Since Windows provides the resource file for version an application and DLL. But how can we do it on Linux with a shared library. We have an shared library and like to add version information.
The short version is that you do this via the soname of the library. Read chapter 3 at http://tldp.org/HOWTO/Program-Library-HOWTO/shared-libraries.html as well as chapter 3.3 ABI Versioning at http://www.akkadia.org/drepper/dsohowto.pdf
Linux uses the following strategy - you (the system maintainer) provide symlinks from a 'specific' shared library file, like this:
lrwxrwxrwx 1 root root 16 2011-09-22 14:36 libieee1284.so -> libieee1284.so.3 lrwxrwxrwx 1 root root 20 2011-09-22 14:36 libieee1284.so.3 -> libieee1284.so.3.2.2 -rw-r--r-- 1 root root 46576 2011-07-27 13:08 libieee1284.so.3.2.2
This way, developers can link either against -lieee1284 (any version ABI), or libieee1284.so.3 or even to the specific release and patch version (3.2.2)
The best way to handle this is using libtool, which does the versioning for you.

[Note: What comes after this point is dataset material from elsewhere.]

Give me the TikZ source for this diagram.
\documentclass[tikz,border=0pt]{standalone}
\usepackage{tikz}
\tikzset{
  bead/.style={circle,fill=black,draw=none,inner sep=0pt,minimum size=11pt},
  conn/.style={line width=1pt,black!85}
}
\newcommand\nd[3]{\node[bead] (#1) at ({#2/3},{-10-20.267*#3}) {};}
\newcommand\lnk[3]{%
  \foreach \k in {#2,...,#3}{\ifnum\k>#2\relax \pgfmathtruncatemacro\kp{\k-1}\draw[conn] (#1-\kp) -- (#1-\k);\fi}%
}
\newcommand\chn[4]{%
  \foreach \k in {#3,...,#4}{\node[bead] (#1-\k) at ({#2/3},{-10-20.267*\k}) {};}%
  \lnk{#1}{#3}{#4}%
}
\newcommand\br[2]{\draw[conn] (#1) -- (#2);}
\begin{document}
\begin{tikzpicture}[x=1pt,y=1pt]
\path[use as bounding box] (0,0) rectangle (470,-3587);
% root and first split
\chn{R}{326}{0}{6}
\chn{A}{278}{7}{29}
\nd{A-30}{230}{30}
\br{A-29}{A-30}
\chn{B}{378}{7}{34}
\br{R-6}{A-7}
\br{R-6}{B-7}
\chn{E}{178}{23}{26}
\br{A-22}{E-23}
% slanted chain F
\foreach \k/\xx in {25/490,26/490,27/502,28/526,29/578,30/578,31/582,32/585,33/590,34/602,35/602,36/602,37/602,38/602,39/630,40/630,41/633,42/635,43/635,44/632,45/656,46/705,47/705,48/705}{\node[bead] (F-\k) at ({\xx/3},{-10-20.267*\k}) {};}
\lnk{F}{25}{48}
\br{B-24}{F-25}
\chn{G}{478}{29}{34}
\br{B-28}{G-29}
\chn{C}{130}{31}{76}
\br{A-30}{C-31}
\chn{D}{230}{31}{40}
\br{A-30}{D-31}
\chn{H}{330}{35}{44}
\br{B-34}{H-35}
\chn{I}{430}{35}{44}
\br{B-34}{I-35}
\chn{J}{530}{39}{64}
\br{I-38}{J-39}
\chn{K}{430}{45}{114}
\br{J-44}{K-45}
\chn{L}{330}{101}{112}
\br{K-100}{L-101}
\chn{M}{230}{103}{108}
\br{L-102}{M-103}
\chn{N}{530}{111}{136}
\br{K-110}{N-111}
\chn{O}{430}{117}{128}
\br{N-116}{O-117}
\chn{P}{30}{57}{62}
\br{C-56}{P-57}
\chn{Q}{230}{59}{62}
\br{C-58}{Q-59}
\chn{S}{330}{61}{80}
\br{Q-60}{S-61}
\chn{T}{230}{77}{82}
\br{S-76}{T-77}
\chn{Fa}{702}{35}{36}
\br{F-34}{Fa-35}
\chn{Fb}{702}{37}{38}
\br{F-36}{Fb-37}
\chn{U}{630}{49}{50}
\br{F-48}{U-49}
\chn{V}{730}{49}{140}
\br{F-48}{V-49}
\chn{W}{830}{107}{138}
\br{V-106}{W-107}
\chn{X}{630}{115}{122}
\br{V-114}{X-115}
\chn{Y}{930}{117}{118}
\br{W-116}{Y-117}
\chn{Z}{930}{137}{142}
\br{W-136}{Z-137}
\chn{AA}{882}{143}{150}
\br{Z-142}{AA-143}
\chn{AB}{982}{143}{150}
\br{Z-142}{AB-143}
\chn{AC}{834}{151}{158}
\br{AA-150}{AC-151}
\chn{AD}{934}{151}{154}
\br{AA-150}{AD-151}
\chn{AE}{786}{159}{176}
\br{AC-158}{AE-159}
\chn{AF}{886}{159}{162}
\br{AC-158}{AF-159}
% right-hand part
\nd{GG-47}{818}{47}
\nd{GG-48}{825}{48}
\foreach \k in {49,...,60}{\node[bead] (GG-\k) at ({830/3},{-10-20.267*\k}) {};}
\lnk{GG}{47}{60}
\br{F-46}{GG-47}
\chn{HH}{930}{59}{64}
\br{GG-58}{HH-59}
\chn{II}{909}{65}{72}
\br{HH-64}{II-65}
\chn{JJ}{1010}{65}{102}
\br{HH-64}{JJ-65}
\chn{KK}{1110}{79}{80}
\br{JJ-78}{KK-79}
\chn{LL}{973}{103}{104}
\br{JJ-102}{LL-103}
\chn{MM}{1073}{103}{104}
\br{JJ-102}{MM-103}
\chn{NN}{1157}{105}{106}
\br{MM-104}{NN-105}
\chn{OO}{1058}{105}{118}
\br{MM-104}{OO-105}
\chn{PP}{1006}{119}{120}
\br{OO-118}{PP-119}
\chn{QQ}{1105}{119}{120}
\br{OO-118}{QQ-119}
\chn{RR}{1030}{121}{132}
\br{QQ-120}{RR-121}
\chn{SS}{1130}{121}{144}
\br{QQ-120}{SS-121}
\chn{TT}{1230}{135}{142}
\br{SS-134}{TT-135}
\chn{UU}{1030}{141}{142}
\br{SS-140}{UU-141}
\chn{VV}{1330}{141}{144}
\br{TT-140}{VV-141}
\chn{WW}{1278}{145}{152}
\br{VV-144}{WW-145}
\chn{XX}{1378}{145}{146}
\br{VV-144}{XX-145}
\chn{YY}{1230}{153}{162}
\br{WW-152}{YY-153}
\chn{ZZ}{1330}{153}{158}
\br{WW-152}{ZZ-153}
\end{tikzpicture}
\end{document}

Essentially, version information is not (or not primarily, don't know from my head) encoded in the library itself, but rather in its filename. Version numbers are normally given in three-dot format, with the major number increasing for each break in downward ABI compatibility, the middle for breaks in upward ABI compatibility, and the minor for patches that did not change the ABI.

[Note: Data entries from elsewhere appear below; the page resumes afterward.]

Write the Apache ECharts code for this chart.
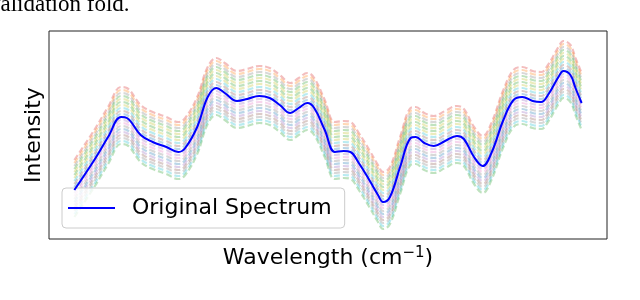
<!DOCTYPE html>
<html>
<head>
<meta charset="utf-8">
<script src="https://cdn.jsdelivr.net/npm/echarts@6/dist/echarts.min.js"></script>
<style>
html,body{margin:0;padding:0;background:#fff;}
#chart{width:640px;height:300px;}
</style>
</head>
<body>
<div id="chart"></div>
<script>
// Wavenumber positions of the sampled spectrum (cm^-1, arbitrary scale)
const wavenumbers = [400,455,493,529,545,583,616,654,687,706,739,768,792,815,849,877,910,939,967,996,1019,1043,1062,1091,1119,1143,1162,1185,1214,1238,1252,1271,1299,1328,1342,1366,1392,1423,1456,1475,1503,1527,1551,1584,1612,1636,1665,1688,1707,1736,1750,1769,1783,1800];
// Original spectrum intensity (arbitrary units)
const originalSpectrum = [0.245,0.395,0.51,0.61,0.605,0.52,0.485,0.46,0.435,0.455,0.56,0.71,0.755,0.73,0.69,0.70,0.715,0.705,0.67,0.63,0.655,0.68,0.655,0.545,0.435,0.44,0.435,0.38,0.295,0.22,0.185,0.21,0.36,0.505,0.51,0.48,0.465,0.49,0.515,0.50,0.41,0.365,0.43,0.595,0.695,0.71,0.69,0.685,0.72,0.81,0.84,0.82,0.755,0.68];
// Vertical shifts of the augmented spectra (top to bottom)
const augmentOffsets = [0.15,0.135,0.12,0.105,0.09,0.075,0.06,0.045,0.03,0.015,0,-0.015,-0.03,-0.045,-0.06,-0.075,-0.09,-0.105,-0.12,-0.135];
const augmentColors = ['#d62728','#ff7f0e','#7f7f7f','#2ca02c','#bcbd22','#2ca02c','#bcbd22','#17becf','#8c564b','#1f77b4','#9467bd','#9467bd','#e377c2','#7f7f7f','#1f77b4','#9467bd','#8c564b','#7f7f7f','#17becf','#2ca02c'];

const chart = echarts.init(document.getElementById('chart'), null, {renderer:'canvas'});

const series = [];
augmentOffsets.forEach((off, k) => {
  series.push({
    name: 'aug' + k,
    type: 'line',
    data: wavenumbers.map((x, i) => [x, originalSpectrum[i] + off]),
    symbol: 'none',
    smooth: 0.4,
    silent: true,
    z: 2,
    lineStyle: {color: augmentColors[k], width: 2.2, opacity: 0.3, type: [6, 3]}
  });
});
series.push({
  name: 'Original Spectrum',
  type: 'line',
  data: wavenumbers.map((x, i) => [x, originalSpectrum[i]]),
  symbol: 'none',
  smooth: 0.4,
  z: 5,
  color: '#0000ff',
  lineStyle: {color: '#0000ff', width: 2}
});

chart.setOption({
  animation: false,
  backgroundColor: '#ffffff',
  grid: {left: 49, top: 31, width: 558, height: 208, show: true, borderColor: '#222', borderWidth: 1, backgroundColor: 'transparent', containLabel: false},
  xAxis: {
    type: 'value', min: 330, max: 1870,
    axisLine: {show: false}, axisTick: {show: false}, axisLabel: {show: false}, splitLine: {show: false},
    name: 'Wavelength (cm{sup|−1})',
    nameLocation: 'middle', nameGap: 7,
    nameTextStyle: {
      fontFamily: 'DejaVu Sans', fontSize: 22, color: '#000', verticalAlign: 'top',
      rich: {sup: {fontFamily: 'DejaVu Sans', fontSize: 15, color: '#000', padding: [0, 0, 10, 0]}}
    }
  },
  yAxis: {
    type: 'value', min: 0, max: 1.04,
    axisLine: {show: false}, axisTick: {show: false}, axisLabel: {show: false}, splitLine: {show: false},
    name: 'Intensity', nameLocation: 'middle', nameGap: 4,
    nameTextStyle: {fontFamily: 'DejaVu Sans', fontSize: 22, color: '#000', verticalAlign: 'bottom'}
  },
  legend: {
    data: ['Original Spectrum'],
    left: 62, top: 188,
    orient: 'vertical',
    padding: [7, 13, 7, 6],
    icon: 'rect', itemWidth: 47, itemHeight: 2,
    backgroundColor: 'rgba(255,255,255,0.8)',
    borderColor: '#cccccc', borderWidth: 1, borderRadius: 4,
    textStyle: {fontFamily: 'DejaVu Sans', fontSize: 22, color: '#000', padding: [0, 0, 0, 12], lineHeight: 26},
    selectedMode: false
  },
  graphic: [{
    type: 'text', left: -11, top: -7, silent: true,
    style: {text: 'validation fold.', font: '23px "Liberation Serif"', fill: '#000'}
  }],
  series: series
});
</script>
</body>
</html>
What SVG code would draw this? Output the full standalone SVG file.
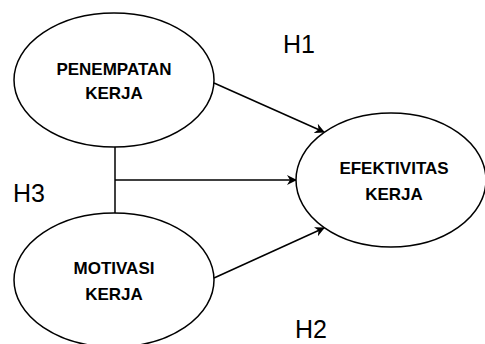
<svg xmlns="http://www.w3.org/2000/svg" width="485" height="344" viewBox="0 0 485 344">
<style>
.node{fill:#fff;stroke:#000;stroke-width:1.5}
.lbl{font-family:"Liberation Sans",Arial,sans-serif;font-weight:bold;font-size:17px;fill:#000;text-anchor:middle}
.h{font-family:"Liberation Sans",Arial,sans-serif;font-size:25px;fill:#000}
.con{fill:none;stroke:#000;stroke-width:1.5}
</style>
<defs>
<marker id="arr" viewBox="0 0 10 10" refX="9" refY="5" markerWidth="10" markerHeight="10" markerUnits="userSpaceOnUse" orient="auto">
<path d="M0,0 L10,5 L0,10 L3,5 Z" fill="#000"/>
</marker>
</defs>
<rect width="485" height="344" fill="#fff"/>
<g id="connectors">
<line class="con" x1="115" y1="147" x2="115" y2="213"/>
<line class="con" x1="115" y1="180" x2="296" y2="180" marker-end="url(#arr)"/>
<line class="con" x1="214" y1="83" x2="324" y2="132" marker-end="url(#arr)"/>
<line class="con" x1="214" y1="278" x2="324" y2="228" marker-end="url(#arr)"/>
</g>
<g id="penempatan">
<ellipse class="node" cx="114" cy="80" rx="100" ry="67"/>
<text class="lbl" x="114" y="75">PENEMPATAN</text>
<text class="lbl" x="114" y="99">KERJA</text>
</g>
<g id="motivasi">
<ellipse class="node" cx="114" cy="280" rx="100" ry="67"/>
<text class="lbl" x="114" y="274">MOTIVASI</text>
<text class="lbl" x="114" y="300">KERJA</text>
</g>
<g id="efektivitas">
<ellipse class="node" cx="391" cy="180" rx="95" ry="67"/>
<text class="lbl" x="394" y="174">EFEKTIVITAS</text>
<text class="lbl" x="394" y="200">KERJA</text>
</g>
<g id="labels">
<text class="h" x="283" y="53">H1</text>
<text class="h" x="13" y="202">H3</text>
<text class="h" x="295" y="338">H2</text>
</g>
</svg>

Like qdot noted, symlinks in the lib directory provide the essential versioning. There is a symlink without a version number (libfoo.so) for the currently installed development headers, a symlink with a major number for each installed major version (libfoo.so.1) and a real file with the full version number. Normally, programs are linked to use libfoo.so.1 at runtime so that multiple major versions may coexist.